The payment that you are required to make to your insurance company in each state of the world is given by the following table:
where DH>DL>0 are the overall costs of the accident and s is the share of those costs that your insurance company requires you to pay (i.e. the fraction of co-insurance).
a. Assume that your utility function is linear (i.e. U(c)=c) and that you simply consume your income net of any insurance payments that you have to make and your cost of taking precaution, if any (i.e. your budget constraint is c=M-L where M is your income and L is the sum of insurance payments, given in the table above, and cost of precaution if applicable). Write down an equation/inequality for s, defined as the minimum level of co-insurance necessary to make it utility-maximizing for you to take precaution (Hint: s is a function of w).

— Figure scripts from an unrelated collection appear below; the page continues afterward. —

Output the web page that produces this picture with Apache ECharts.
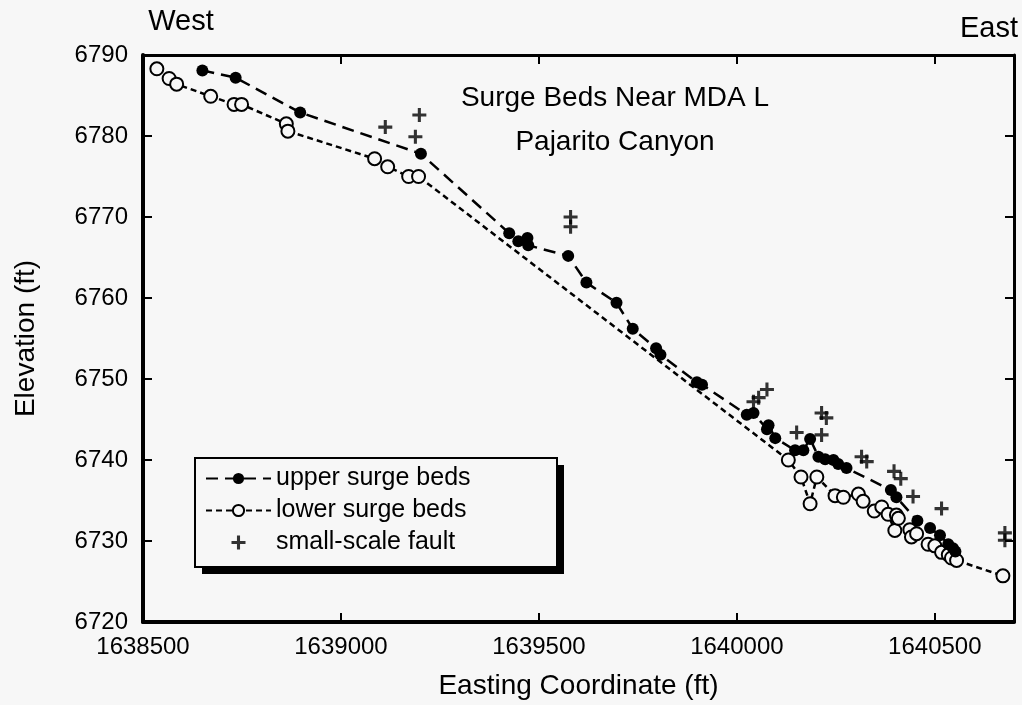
<!DOCTYPE html>
<html>
<head>
<meta charset="utf-8">
<script src="https://cdn.jsdelivr.net/npm/echarts@6/dist/echarts.min.js"></script>
<style>
html,body{margin:0;padding:0;background:#f7f7f7;}
#chart{width:1022px;height:705px;}
</style>
</head>
<body>
<div id="chart"></div>
<script>
// ---- data (easting ft, elevation ft) ----
const upperEasting = [1638650,1638734,1638897,1639202,1639425,1639448,1639471,1639473,1639574,1639620,1639696,1639737,1639796,1639807,1639899,1639912,1640025,1640042,1640076,1640080,1640097,1640147,1640168,1640185,1640206,1640223,1640244,1640256,1640277,1640389,1640403,1640456,1640488,1640513,1640534,1640546,1640552];
const upperElev    = [6788.1,6787.2,6782.9,6777.8,6768.0,6767.0,6767.4,6766.5,6765.2,6761.9,6759.4,6756.2,6753.8,6753.0,6749.6,6749.3,6745.6,6745.8,6743.8,6744.3,6742.7,6741.2,6741.2,6742.6,6740.4,6740.1,6740.0,6739.5,6739.0,6736.3,6735.4,6732.5,6731.6,6730.7,6729.6,6729.1,6728.7];

const lowerEasting = [1638535,1638566,1638585,1638671,1638730,1638749,1638862,1638866,1639085,1639118,1639171,1639196,1640130,1640162,1640185,1640202,1640248,1640269,1640307,1640319,1640347,1640366,1640382,1640399,1640403,1640408,1640437,1640441,1640454,1640483,1640500,1640517,1640534,1640542,1640555,1640672];
const lowerElev    = [6788.3,6787.1,6786.4,6784.9,6783.9,6783.9,6781.5,6780.6,6777.2,6776.2,6775.0,6775.0,6740.0,6737.9,6734.6,6737.9,6735.6,6735.4,6735.8,6734.9,6733.7,6734.2,6733.3,6731.3,6733.2,6732.8,6731.4,6730.5,6730.9,6729.6,6729.4,6728.6,6728.3,6727.9,6727.6,6725.7];

const faultEasting = [1639112,1639198,1639188,1639580,1639580,1640042,1640055,1640076,1640151,1640214,1640226,1640214,1640315,1640328,1640397,1640414,1640445,1640517,1640677,1640677];
const faultElev    = [6781.1,6782.6,6779.9,6770.0,6768.8,6747.2,6747.7,6748.7,6743.4,6745.8,6745.2,6743.1,6740.4,6739.8,6738.6,6737.7,6735.5,6734.0,6731.0,6730.1];

const seriesNames = ['upper surge beds','lower surge beds','small-scale fault'];
const xTicks = [1638500,1639000,1639500,1640000,1640500];
const yTicks = [6720,6730,6740,6750,6760,6770,6780,6790];

const zip = (a,b) => a.map((v,i)=>[v,b[i]]);
const BG = '#f7f7f7';
const FONT = '"Liberation Sans", Arial, Helvetica, sans-serif';
const PLUS = 'path://M3.9,0 L6.1,0 L6.1,3.9 L10,3.9 L10,6.1 L6.1,6.1 L6.1,10 L3.9,10 L3.9,6.1 L0,6.1 L0,3.9 L3.9,3.9 Z';

const chart = echarts.init(document.getElementById('chart'), null, {renderer:'canvas'});
const xFmt = v => xTicks.indexOf(v) >= 0 ? String(v) : '';
const yFmt = v => yTicks.indexOf(v) >= 0 ? String(v) : '';

chart.setOption({
  backgroundColor: BG,
  animation: false,
  textStyle: {fontFamily: FONT, color:'#000'},
  grid: {left:143, right:8, top:55, bottom:83, containLabel:false},
  xAxis: [{
    type:'value', min:1638500, max:1640700, interval:500, position:'bottom',
    axisLine:{show:true, onZero:false, lineStyle:{color:'#000', width:4}},
    axisTick:{show:true, inside:true, length:9, lineStyle:{color:'#000', width:2}},
    axisLabel:{formatter:xFmt, fontSize:24, color:'#000', margin:13, fontFamily:FONT},
    splitLine:{show:false},
    name:'Easting Coordinate (ft)', nameLocation:'middle', nameGap:50,
    nameTextStyle:{fontSize:28, color:'#000', fontFamily:FONT}
  },{
    type:'value', min:1638500, max:1640700, interval:500, position:'top',
    axisLine:{show:true, onZero:false, lineStyle:{color:'#000', width:3}},
    axisTick:{show:true, inside:true, length:9, lineStyle:{color:'#000', width:2}},
    axisLabel:{show:false}, splitLine:{show:false}
  }],
  yAxis: [{
    type:'value', min:6720, max:6790, interval:10, position:'left',
    axisLine:{show:true, onZero:false, lineStyle:{color:'#000', width:4}},
    axisTick:{show:true, inside:true, length:9, lineStyle:{color:'#000', width:2}},
    axisLabel:{formatter:yFmt, fontSize:24, color:'#000', margin:15, fontFamily:FONT},
    splitLine:{show:false},
    name:'Elevation (ft)', nameLocation:'middle', nameGap:103, nameRotate:90,
    nameTextStyle:{fontSize:28, color:'#000', fontFamily:FONT}
  },{
    type:'value', min:6720, max:6790, interval:10, position:'right',
    axisLine:{show:true, onZero:false, lineStyle:{color:'#000', width:3}},
    axisTick:{show:true, inside:true, length:9, lineStyle:{color:'#000', width:2}},
    axisLabel:{show:false}, splitLine:{show:false}
  }],
  legend: {
    orient:'vertical', left:195, top:458,
    data: seriesNames,
    itemWidth:65, itemHeight:14, itemGap:7,
    padding:[8,85,11,10],
    backgroundColor:'transparent', borderWidth:0,
    textStyle:{fontSize:25, color:'#000', fontFamily:FONT},
    selectedMode:false,
    z:10
  },
  graphic: [
    {type:'rect', z:5, shape:{x:202, y:465, width:362, height:109}, style:{fill:'#000'}},
    {type:'rect', z:6, shape:{x:195, y:458, width:362, height:109}, style:{fill:BG, stroke:'#000', lineWidth:2}},
    {type:'text', x:181, y:22, style:{text:'West', fontSize:29, fontFamily:FONT, fill:'#000', align:'center', verticalAlign:'middle'}},
    {type:'text', x:989, y:29, style:{text:'East', fontSize:29, fontFamily:FONT, fill:'#000', align:'center', verticalAlign:'middle'}},
    {type:'text', x:615, y:98, style:{text:'Surge Beds Near MDA L', fontSize:28, fontFamily:FONT, fill:'#000', align:'center', verticalAlign:'middle'}},
    {type:'text', x:615, y:142, style:{text:'Pajarito Canyon', fontSize:28, fontFamily:FONT, fill:'#000', align:'center', verticalAlign:'middle'}}
  ],
  series: [
    {
      name: seriesNames[0], type:'line', xAxisIndex:0, yAxisIndex:0,
      data: zip(upperEasting, upperElev),
      symbol:'circle', symbolSize:12, showAllSymbol:true,
      itemStyle:{color:'#000'},
      lineStyle:{color:'#000', width:2.5, type:[12,7]},
      z:3
    },
    {
      name: seriesNames[1], type:'line', xAxisIndex:0, yAxisIndex:0,
      data: zip(lowerEasting, lowerElev),
      symbol:'circle', symbolSize:13, showAllSymbol:true,
      itemStyle:{color:BG, borderColor:'#000', borderWidth:2},
      lineStyle:{color:'#000', width:2.5, type:[6,4]},
      z:2
    },
    {
      name: seriesNames[2], type:'scatter', xAxisIndex:0, yAxisIndex:0,
      data: zip(faultEasting, faultElev),
      symbol: PLUS, symbolSize:14,
      itemStyle:{color:'#000'},
      z:4
    }
  ]
});
</script>
</body>
</html>
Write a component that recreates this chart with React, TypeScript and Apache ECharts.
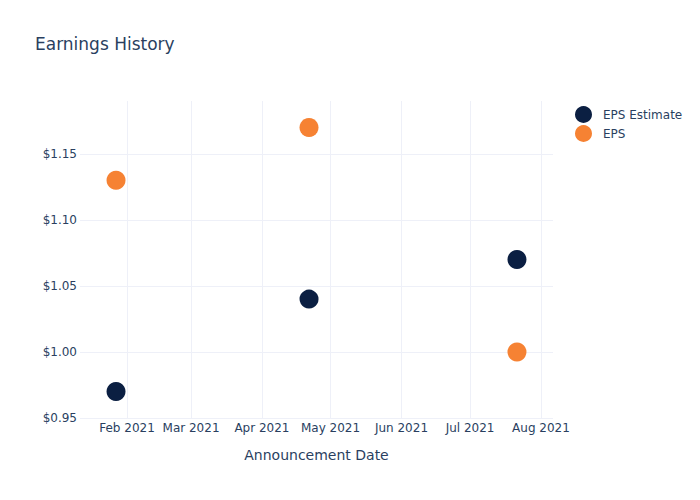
import React, { useEffect, useRef } from "react";
import * as echarts from "echarts";

const dates = ["2021-01-27T05:00:00", "2021-04-21T14:00:00", "2021-07-21T12:00:00"];
const epsEstimate = [0.97, 1.04, 1.07];
const eps = [1.13, 1.17, 1.0];
const monthNames = ["Jan", "Feb", "Mar", "Apr", "May", "Jun", "Jul", "Aug", "Sep", "Oct", "Nov", "Dec"];

const FONT = '"DejaVu Sans", "Open Sans", sans-serif';
const TXT = "#2a3f5f";

export default function App() {
  const ref = useRef<HTMLDivElement>(null);
  useEffect(() => {
    document.body.style.margin = "0";
    const chart = echarts.init(ref.current!, null, { renderer: "svg" });
    const toTs = (s: string) => new Date(s).getTime();
    chart.setOption({
      animation: false,
      backgroundColor: "#ffffff",
      textStyle: { fontFamily: FONT, color: TXT },
      title: {
        text: "Earnings History",
        left: 35,
        top: 35,
        padding: 0,
        textStyle: { fontFamily: FONT, fontSize: 17, fontWeight: "normal", color: TXT },
      },
      legend: {
        orient: "vertical",
        left: 570,
        top: 101,
        itemWidth: 17,
        itemHeight: 17,
        itemGap: 2,
        icon: "circle",
        textStyle: { fontFamily: FONT, fontSize: 12, color: TXT, padding: [0, 0, 0, 6] },
        data: ["EPS Estimate", "EPS"],
      },
      grid: { left: 80, right: 147, top: 101, bottom: 82, containLabel: false },
      xAxis: {
        type: "time",
        min: toTs("2021-01-11T11:00:00"),
        max: toTs("2021-08-06T06:00:00"),
        splitNumber: 7,
        name: "Announcement Date",
        nameLocation: "middle",
        nameGap: 30,
        nameTextStyle: { fontFamily: FONT, fontSize: 14, color: TXT },
        axisLine: { show: false },
        axisTick: { show: false },
        axisLabel: {
          fontFamily: FONT,
          fontSize: 12,
          color: TXT,
          margin: 4,
          hideOverlap: false,
          showMinLabel: false,
          showMaxLabel: false,
          formatter: (v: number) => {
            const d = new Date(v);
            return `${monthNames[d.getMonth()]} ${d.getFullYear()}`;
          },
        },
        splitLine: { show: true, lineStyle: { color: "#eef0f8", width: 1 }, showMinLine: false, showMaxLine: false },
      },
      yAxis: {
        type: "value",
        min: 0.95,
        max: 1.19,
        interval: 0.05,
        axisLine: { show: false },
        axisTick: { show: false },
        axisLabel: {
          fontFamily: FONT,
          fontSize: 12,
          color: TXT,
          margin: 3,
          showMaxLabel: false,
          formatter: (v: number) => "$" + v.toFixed(2),
        },
        splitLine: { show: true, lineStyle: { color: "#eef0f8", width: 1 }, showMaxLine: false },
      },
      series: [
        {
          name: "EPS Estimate",
          type: "scatter",
          symbolSize: 19,
          itemStyle: { color: "#0b1f42", opacity: 1 },
          data: dates.map((d, i) => [toTs(d), epsEstimate[i]]),
        },
        {
          name: "EPS",
          type: "scatter",
          symbolSize: 19,
          itemStyle: { color: "#f68233", opacity: 1 },
          data: dates.map((d, i) => [toTs(d), eps[i]]),
        },
      ],
    });
    return () => chart.dispose();
  }, []);
  return <div ref={ref} style={{ width: 700, height: 500 }} />;
}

b. What does this model say about the efficient level of s for people with different values of w? What problems, if any, does this suggest that insurance companies may have in writing efficient insurance policies?
c. Calculate s for M=50, DL=50, DH=50, and w=5.
d. Now assume that your utility function is quadratic, given by the function U(c)=100c - c2.
If your insurance policy specifies that s=0.18, will you take precaution? (Assume the same values for the other variables as in Part (d) above).
e. What can you say about the welfare costs of asymmetric information under the two different utility functions considered above?
Criminal Law
Economic basis of criminal law
1. Provide an economic justification for why some "victimless" crimes are, nevertheless, crimes.
Optimal punishment
2. Assume that 95 percent of all robberies are committed by one of the victim's neighbors. Provide economic justifications both for and against a policy of burning down all houses in the victim's neighborhood (except for the victim's house) as a method of punishing robbers.
Death penalty
3. Give an example of an additional procedural safeguard that applies to death penalty cases. Provide an economic justification for such safeguards.
4. True or false (and explain): In the case of McKleskey v Kemp (481 U.S. 279), the majority opinion written by the United States Supreme Court took the view that The Baldus Study provided no statistical evidence that sentencing correlates with race.
Judicial discretion
5. Give an economic justification for judicial discretion. Provide at least two examples.
Law and the Legal Process/Civil Procedure
1. "The United States should shift to the British rule for payment of legal fees because it would help deter the filing of frivolous cases." Justify or criticize using the model developed in class.
2. Mary is considering filing a lawsuit. Her lawyer gives her an (unbiased) assessment of her chances of winning if she files the suit in court. The probability that she will win is 0.10. Should Congress pass laws to discourage potential plaintiffs like Mary from filing their lawsuits?